In 1964, an assemblage of numerous bronze objects and copper ingots was discovered by André Bouscaras on a reef in the Mediterranean Sea, approximately 500m from the shore at Rochelongue in the south of France, between the Cape d'Agde and the mouth of the River Hérault. This handsome volume brings that find to publication. While of interest principally to specialists in Bronze Age metalwork—albeit that the find dates to the Early Iron Age—it will also be of relevance to readers concerned with archaeometallurgy, underwater archaeology and the western Greek colonies. The Rochelongue material belongs to a group of finds known collectively after a hoard from Launac (near Montpellier), and specialists may wish to have to hand a companion volume by the first three authors (Guilaine et al. Reference Guilaine, Garcia and Gascó2017).

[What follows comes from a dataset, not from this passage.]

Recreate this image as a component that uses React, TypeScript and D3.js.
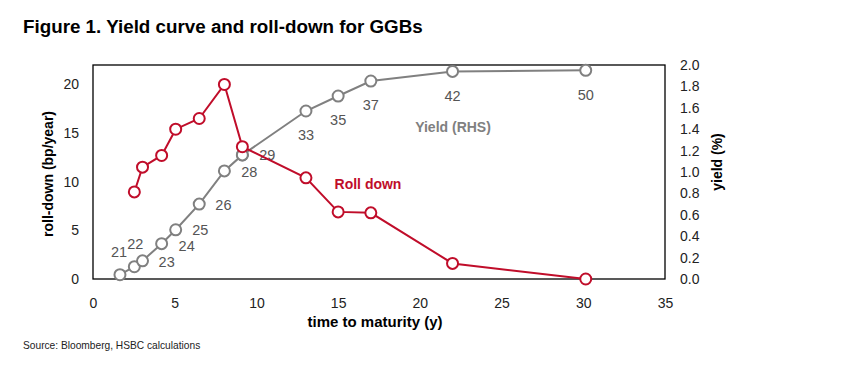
import { useEffect, useRef } from "react";
import * as d3 from "d3";

// time to maturity (years) of each GGB on the yield curve
const yieldMaturity = [1.65, 2.53, 3.03, 4.2, 5.06, 6.5, 8.04, 9.14, 9.14, 13.03, 15.0, 17.0, 22.0, 30.15];
const yieldValues = [0.04, 0.115, 0.17, 0.33, 0.46, 0.7, 1.01, 1.16, 1.16, 1.57, 1.71, 1.85, 1.94, 1.95];
const bondLabels = ["21", "22", "", "23", "24", "25", "26", "28", "29", "33", "35", "37", "42", "50"];
// label placement relative to its point (dx, dy)
const labelOffsets: [number, number][] = [
    [-1, -23], [1, -23], [0, 0], [5, 18], [11, 16], [1, 26], [-1, 34],
    [7, 17], [25, 0], [0, 24], [0, 24], [0, 24], [0, 25], [0, 25],
];

const rollMaturity = [2.53, 3.03, 4.2, 5.06, 6.5, 8.04, 9.14, 13.03, 15.0, 17.0, 22.0, 30.15];
const rollValues = [8.95, 11.5, 12.7, 15.4, 16.5, 20.0, 13.6, 10.4, 6.9, 6.8, 1.6, 0.0];

const xTicks = [0, 5, 10, 15, 20, 25, 30, 35];
const leftTicks = [0, 5, 10, 15, 20];
const rightTicks = [0, 0.2, 0.4, 0.6, 0.8, 1.0, 1.2, 1.4, 1.6, 1.8, 2.0];

const GRAY = "#808080";
const RED = "#c00d2a";
const NARROW = "'Liberation Sans Narrow', 'Arial Narrow', 'Liberation Sans', Arial, sans-serif";
const SANS = "'Liberation Sans', Arial, sans-serif";

const App = () => {
    const svgRef = useRef<SVGSVGElement>(null);

    useEffect(() => {
        const svg = d3.select(svgRef.current);
        svg.selectAll("*").remove();

        const plot = { left: 93, right: 665, top: 65, bottom: 279 };

        const x = d3.scaleLinear().domain([0, 35]).range([plot.left, plot.right]);
        const yL = d3.scaleLinear().domain([0, 22]).range([plot.bottom, plot.top]);
        const yR = d3.scaleLinear().domain([0, 2]).range([plot.bottom, plot.top]);

        svg
            .append("text")
            .attr("x", 23)
            .attr("y", 33)
            .style("font-family", SANS)
            .style("font-size", "18.8px")
            .style("font-weight", "bold")
            .text("Figure 1. Yield curve and roll-down for GGBs");

        // frame
        svg
            .append("rect")
            .attr("x", plot.left)
            .attr("y", plot.top)
            .attr("width", plot.right - plot.left)
            .attr("height", plot.bottom - plot.top)
            .attr("fill", "none")
            .attr("stroke", "#000")
            .attr("stroke-width", 1.3);

        svg
            .append("g")
            .attr("transform", `translate(0,${plot.bottom})`)
            .call(d3.axisBottom(x).tickValues(xTicks).tickSize(0).tickPadding(19))
            .call((g) => g.select(".domain").remove())
            .selectAll("text")
            .style("font-family", NARROW)
            .style("font-size", "14px")
            .attr("fill", "#222");

        svg
            .append("g")
            .attr("transform", `translate(${plot.left},0)`)
            .call(d3.axisLeft(yL).tickValues(leftTicks).tickSize(0).tickPadding(14))
            .call((g) => g.select(".domain").remove())
            .selectAll("text")
            .style("font-family", NARROW)
            .style("font-size", "14px")
            .attr("fill", "#222");

        svg
            .append("g")
            .attr("transform", `translate(${plot.right},0)`)
            .call(
                d3.axisRight(yR).tickValues(rightTicks).tickSize(0).tickPadding(15).tickFormat(d3.format(".1f"))
            )
            .call((g) => g.select(".domain").remove())
            .selectAll("text")
            .style("font-family", NARROW)
            .style("font-size", "14px")
            .attr("fill", "#222");

        // axis titles
        svg
            .append("text")
            .attr("transform", "translate(53,174) rotate(-90)")
            .style("text-anchor", "middle")
            .style("font-family", NARROW)
            .style("font-size", "14px")
            .style("font-weight", "bold")
            .text("roll-down (bp/year)");

        svg
            .append("text")
            .attr("transform", "translate(722,162) rotate(-90)")
            .style("text-anchor", "middle")
            .style("font-family", NARROW)
            .style("font-size", "14px")
            .style("font-weight", "bold")
            .text("yield (%)");

        svg
            .append("text")
            .attr("x", 375)
            .attr("y", 327)
            .style("text-anchor", "middle")
            .style("font-family", NARROW)
            .style("font-size", "15px")
            .style("font-weight", "bold")
            .text("time to maturity (y)");

        svg
            .append("text")
            .attr("x", 23)
            .attr("y", 349)
            .style("font-family", NARROW)
            .style("font-size", "10.2px")
            .attr("fill", "#222")
            .text("Source: Bloomberg, HSBC calculations");

        // yield curve
        const yieldPts = yieldMaturity.map((m, i) => ({ m, v: yieldValues[i], label: bondLabels[i], off: labelOffsets[i] }));

        svg
            .append("path")
            .datum(yieldPts)
            .attr("fill", "none")
            .attr("stroke", GRAY)
            .attr("stroke-width", 2)
            .attr("d", d3.line<any>().x((d) => x(d.m)).y((d) => yR(d.v)));

        svg
            .selectAll(".ypt")
            .data(yieldPts)
            .enter()
            .append("circle")
            .attr("class", "ypt")
            .attr("cx", (d) => x(d.m))
            .attr("cy", (d) => yR(d.v))
            .attr("r", 5.5)
            .attr("fill", "#fff")
            .attr("stroke", GRAY)
            .attr("stroke-width", 2);

        svg
            .selectAll(".ylab")
            .data(yieldPts.filter((d) => d.label))
            .enter()
            .append("text")
            .attr("class", "ylab")
            .attr("x", (d) => x(d.m) + d.off[0])
            .attr("y", (d) => yR(d.v) + d.off[1])
            .attr("dy", "0.35em")
            .style("text-anchor", "middle")
            .style("font-family", NARROW)
            .style("font-size", "14.5px")
            .attr("fill", "#555")
            .text((d) => d.label);

        // roll-down
        const rollPts = rollMaturity.map((m, i) => ({ m, v: rollValues[i] }));

        svg
            .append("path")
            .datum(rollPts)
            .attr("fill", "none")
            .attr("stroke", RED)
            .attr("stroke-width", 2)
            .attr("d", d3.line<any>().x((d) => x(d.m)).y((d) => yL(d.v)));

        svg
            .selectAll(".rpt")
            .data(rollPts)
            .enter()
            .append("circle")
            .attr("class", "rpt")
            .attr("cx", (d) => x(d.m))
            .attr("cy", (d) => yL(d.v))
            .attr("r", 5.5)
            .attr("fill", "#fff")
            .attr("stroke", RED)
            .attr("stroke-width", 2);

        // series labels
        svg
            .append("text")
            .attr("x", 453)
            .attr("y", 127)
            .attr("dy", "0.35em")
            .style("text-anchor", "middle")
            .style("font-family", NARROW)
            .style("font-size", "14px")
            .style("font-weight", "bold")
            .attr("fill", GRAY)
            .text("Yield (RHS)");

        svg
            .append("text")
            .attr("x", 368)
            .attr("y", 184)
            .attr("dy", "0.35em")
            .style("text-anchor", "middle")
            .style("font-family", NARROW)
            .style("font-size", "14px")
            .style("font-weight", "bold")
            .attr("fill", RED)
            .text("Roll down");
    }, []);

    return (
        <div style={{ position: "absolute", left: 0, top: 0 }}>
            <svg ref={svgRef} width={852} height={368} style={{ display: "block", background: "#fff" }} />
        </div>
    );
};

export default App;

The finds from Rochelongue were recovered over four seasons, through to 1968, spread across an area of 350m2. The precise find location, however, can no longer be pinpointed. The core of the first part of the volume comprises an inventory detailing the nearly 1600 objects or fragments recovered, including approximately 850kg of copper ingots. Around one third of the objects are bracelets, while other personal ornaments—including pendants, brooches, belt-hooks and buttons—as well as tools and harness gear together comprise approximately 40 per cent. Of the very few weapons recovered, most are spearheads or arrowheads. Most of the tools are socketed axes, including an unlooped type named after the Rochelongue site. Nearly 70 per cent of the objects survive only as fragments; approximately 5 per cent show signs of use-wear, including many of the socketed axes and, in particular, socketed hammers.
Most of the copper ingots are plano-convex in form, weighing up to 7.3kg each, though a few are discoidal, and there are also pieces of spilt metal (flancs de coulées). Aragón Nuñez contributes a chapter on the metallurgy of these ingots (for an English version, see Aragón et al. Reference Aragón, Montero-Ruiz, Polzer and van Duivenvoorde2022). This research identifies southern Iberia as the probable source of many of the Rochelongue ingots, which are distinct in composition from the ingots in other Launac hoards. In contrast, very few of the bronze objects from Rochelongue have yet been subjected to archaeometric analyses.
The second part of the book begins with a discussion of the regional cultural context, based on the sequence of cemeteries at Mailhac, Aude département, then the Western Mediterranean context and contacts with Etruscans, Greeks and Carthaginians. This is followed by a systematic discussion of the object typologies represented at Rochelongue, which are then compared with other Launac hoards, and the wider geographical distribution of the main types set out. These include objects of regional origin from Languedoc; objects from elsewhere in France (mainly the Jura and the centre-west); objects from Iberia (mainly the north-east); and a few objects from Italy.
The authors then turn to chronology. Some types are not closely datable, others first appeared in the Late Bronze Age, during the tenth century BC, and continued into the Early Iron Age (after 800 BC), while many occur also in other Launac hoards dated to the seventh and early sixth centuries BC. Only a single flat axe was certainly out of fashion when it was deposited; this may be an Iberian piece from the beginning of the Late Bronze Age, around 1200 BC, rather than from the local Copper Age a thousand years earlier. The authors conclude that Rochelongue is later than any other Launac find, dating to between 575 and 550 BC. So, as in Britain, the production and use of copper-alloy objects did not cease at the nominal end of the Bronze Age around 800 BC.
Rochelongue was originally interpreted as a wreck. The authors discuss whether it may have been a kind of underwater sanctuary, similar to the interpretation of the famous find from the Ría de Huelva, Spain. But, guided by the quantity of objects from Iberia in the Rochelongue assemblage, they prefer the secular interpretation of a wreck—a cargo brought north in response to Greek and Etruscan activity in southern France, and lost on the coast.